И я хохочу, и обнимаю любимую и единственную, и целую, целую, целую, и плачу, однако, к счастью, ниспадает на нас живая вода, и моей слабости не могут порадоваться мои враги, если они, разумеется, у меня имеются.
Потом О. Александрова ходит по комнате, развешивая белье, и строго выговаривает мне, счастливому:
- Ты определенно... того, Александров. Обратился бы к врачам... Твои поступки носят экзальтированный характер.
- Какой? Какой характер? - хохотал я.
дело Кулешова проходило двенадцатым, и члены Президиума несколько подустали, тем более за окном февралила непогода, давление менялось... Тот, кто подготовил кулешовское дело к докладу перед уважаемым собранием, чувствовал себя прескверно - одолевали колики в печени.
Председательствующий попросил доложить о деле под номером двенадцать. Докладчик, чувствуя все нарастающую боль, принялся невнятно излагать суть вопроса. Его коллеги сидели с сутяжными лицами и, казалось, прислушивались не к словам, но - к трудовой деятельности своих недисциплинированных органов.
Неожиданно дверь приоткрылась и в святая святых проникла секретарь. Все оживились, отмечая свежую прелесть ее ног. Девушка вручила записочку и покинула зал заседания: эх, молодость-молодость-молодость.
Председательствующий развернул бумажную четвертушку и некоторое время оторопело туда глядел. Наконец, прерывая докладчика, он поднялся в полный рост и рвущимся от слез голосом проговорил:
- Товарищи! Мы и весь наш народ понесли невосполнимую утрату!..
И на этих словах за его македонской спиной вдруг раздался странный, штрейкбрехерский по отношению к моменту шум, потом стук - это небрежный докладчик позволил себе упасть на пол и прохлаждаться на нем в беспамятстве.
"... что делает алкоголь с печенью в качестве частого гостя? Он постепенно надевает на здоровую печень как бы овчину из жира, и этот жир проникает во все ее внутренние клеточки. От жира печень увеличивается в объеме, делается болезненной и принимает желтоватый цвет, а ее ткани умирают и перерождаются другой, уже грубой тканью. В иных случаях, в особенности у лиц, пьющих водку, коньяк и другие перегонные напитки, печень сморщивается, уплотняется, делается твердой".
- Ой, худо мне! Е'мама моя! Ой! Не могу! - вопил Иван Иванович Цукало, катаясь по полу коммунального коридора.
Квартира была пуста и глуха к его мольбам.

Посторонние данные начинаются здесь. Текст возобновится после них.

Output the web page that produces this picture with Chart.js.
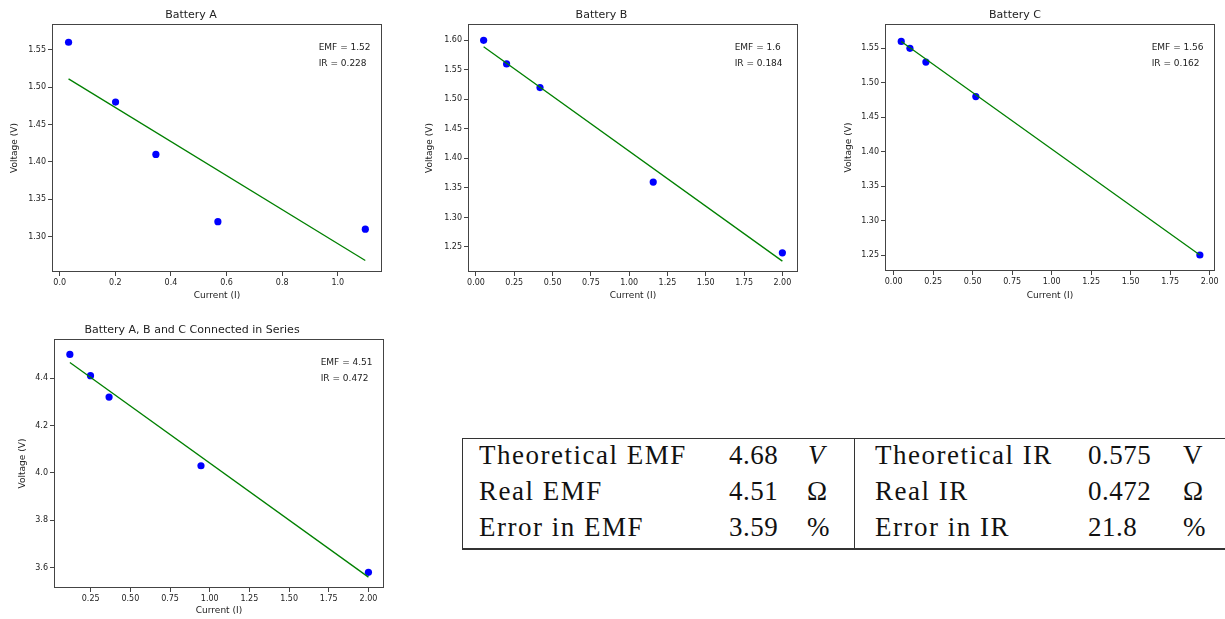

Тогда Иван Иванович длинно выматерился и почувствовал некоторое облегчение. Нужно полечиться, решил он и пополз в ванную комнату, где прятал шкалик одеколона "Русский лес". Там ему пришлось напрячь все свои душевные и телесные силы, чтобы дотянуться до шкафчика. Цели он своей добился - и приятная спасительная струйка вкатилась в страждущие, пылающие огнем и болью органы... покатилась... покатилась... и взорвалась местным ядерным взрывом.
Последнее, что успел заметить Иван Иванович в плоскости зеркала: огромное желтоватое чудовище, отдаленно смахивающее на него самого, разрываемое в клочья необъяснимой зловредной силой, похожей на черный смерч.
Над площадью под порывистым ветром болтало аэростат. Фанера портрета в каркасе трещала. На полотнище было изображено скуластое рабкоровское лицо.
- Не жилец, - сочувственно вздохнул Цава; мы с ним выгуливали О. Александрову, которая стояла у газетного киоска.
- Иди ты! - морщился я от слякотного ветра. - Это уже не смешно.
- А я тебе говорю: год плюс-минус месяц!
- Тогда какого черта... э-э-э... выбирали?
- Вот именно: "э-э-э"... Власть, брат, власть!
- Вы о чем? - подходила жена с новым журналом мод.
- Да вот все спорим, Оксаночка...
- О погоде, родная, о погоде... Не правда ли, нет ничего лучше плохой погоды? - И показываю кулак своему другу: никаких политических речей.
- Да знаю я, о чем вы спорили, - отмахивается жена цветным журналом. - Вся страна спорит.
- О чем, милая? - настораживаюсь я.
- Да когда очередные лафетные гонки, - беспечно отвечает О. Александрова и бодро шлепает по тающей снеговой каше.